Information shown

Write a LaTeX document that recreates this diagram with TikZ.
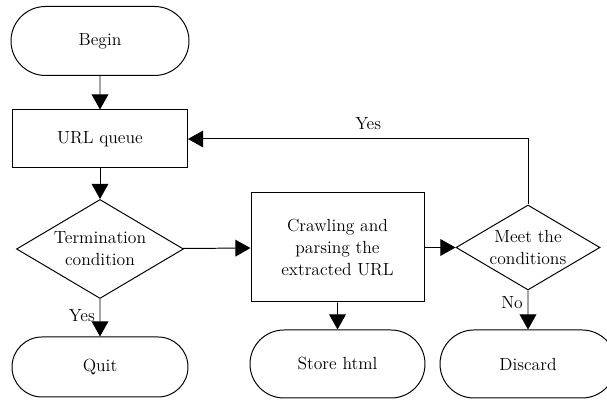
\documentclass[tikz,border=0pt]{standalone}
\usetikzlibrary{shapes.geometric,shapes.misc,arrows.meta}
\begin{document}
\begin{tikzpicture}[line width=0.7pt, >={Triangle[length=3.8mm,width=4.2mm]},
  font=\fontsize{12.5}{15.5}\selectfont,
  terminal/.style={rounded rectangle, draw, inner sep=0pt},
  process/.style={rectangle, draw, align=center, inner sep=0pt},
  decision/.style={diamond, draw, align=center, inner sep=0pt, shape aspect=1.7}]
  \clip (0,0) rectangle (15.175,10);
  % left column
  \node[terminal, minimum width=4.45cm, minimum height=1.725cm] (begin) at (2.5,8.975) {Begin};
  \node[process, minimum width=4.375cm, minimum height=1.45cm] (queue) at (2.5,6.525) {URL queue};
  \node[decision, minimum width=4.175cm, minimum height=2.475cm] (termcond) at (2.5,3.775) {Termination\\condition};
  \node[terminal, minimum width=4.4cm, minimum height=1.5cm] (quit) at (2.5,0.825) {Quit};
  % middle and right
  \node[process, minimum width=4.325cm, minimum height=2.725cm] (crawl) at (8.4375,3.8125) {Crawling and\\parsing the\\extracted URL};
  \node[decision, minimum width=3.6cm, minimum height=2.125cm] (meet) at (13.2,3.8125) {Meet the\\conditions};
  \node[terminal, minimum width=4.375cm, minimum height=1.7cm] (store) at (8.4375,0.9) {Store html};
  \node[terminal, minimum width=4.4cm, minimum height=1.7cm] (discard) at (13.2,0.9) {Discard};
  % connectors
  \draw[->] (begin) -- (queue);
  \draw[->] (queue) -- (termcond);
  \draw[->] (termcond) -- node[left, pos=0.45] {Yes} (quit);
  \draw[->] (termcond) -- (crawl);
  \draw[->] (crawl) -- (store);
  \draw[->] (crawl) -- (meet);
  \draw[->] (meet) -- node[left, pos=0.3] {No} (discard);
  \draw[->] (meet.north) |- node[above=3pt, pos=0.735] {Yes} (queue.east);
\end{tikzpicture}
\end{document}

Exercise prompt
Quote in full the listing given above; the images are to be left out.

Output of the task
Write a LaTeX document that recreates this diagram with TikZ.
\documentclass[tikz,border=0pt]{standalone}
\usetikzlibrary{shapes.geometric,shapes.misc,arrows.meta}
\begin{document}
\begin{tikzpicture}[line width=0.7pt, >={Triangle[length=3.8mm,width=4.2mm]},
  font=\fontsize{12.5}{15.5}\selectfont,
  terminal/.style={rounded rectangle, draw, inner sep=0pt},
  process/.style={rectangle, draw, align=center, inner sep=0pt},
  decision/.style={diamond, draw, align=center, inner sep=0pt, shape aspect=1.7}]
  \clip (0,0) rectangle (15.175,10);
  % left column
  \node[terminal, minimum width=4.45cm, minimum height=1.725cm] (begin) at (2.5,8.975) {Begin};
  \node[process, minimum width=4.375cm, minimum height=1.45cm] (queue) at (2.5,6.525) {URL queue};
  \node[decision, minimum width=4.175cm, minimum height=2.475cm] (termcond) at (2.5,3.775) {Termination\\condition};
  \node[terminal, minimum width=4.4cm, minimum height=1.5cm] (quit) at (2.5,0.825) {Quit};
  % middle and right
  \node[process, minimum width=4.325cm, minimum height=2.725cm] (crawl) at (8.4375,3.8125) {Crawling and\\parsing the\\extracted URL};
  \node[decision, minimum width=3.6cm, minimum height=2.125cm] (meet) at (13.2,3.8125) {Meet the\\conditions};
  \node[terminal, minimum width=4.375cm, minimum height=1.7cm] (store) at (8.4375,0.9) {Store html};
  \node[terminal, minimum width=4.4cm, minimum height=1.7cm] (discard) at (13.2,0.9) {Discard};
  % connectors
  \draw[->] (begin) -- (queue);
  \draw[->] (queue) -- (termcond);
  \draw[->] (termcond) -- node[left, pos=0.45] {Yes} (quit);
  \draw[->] (termcond) -- (crawl);
  \draw[->] (crawl) -- (store);
  \draw[->] (crawl) -- (meet);
  \draw[->] (meet) -- node[left, pos=0.3] {No} (discard);
  \draw[->] (meet.north) |- node[above=3pt, pos=0.735] {Yes} (queue.east);
\end{tikzpicture}
\end{document}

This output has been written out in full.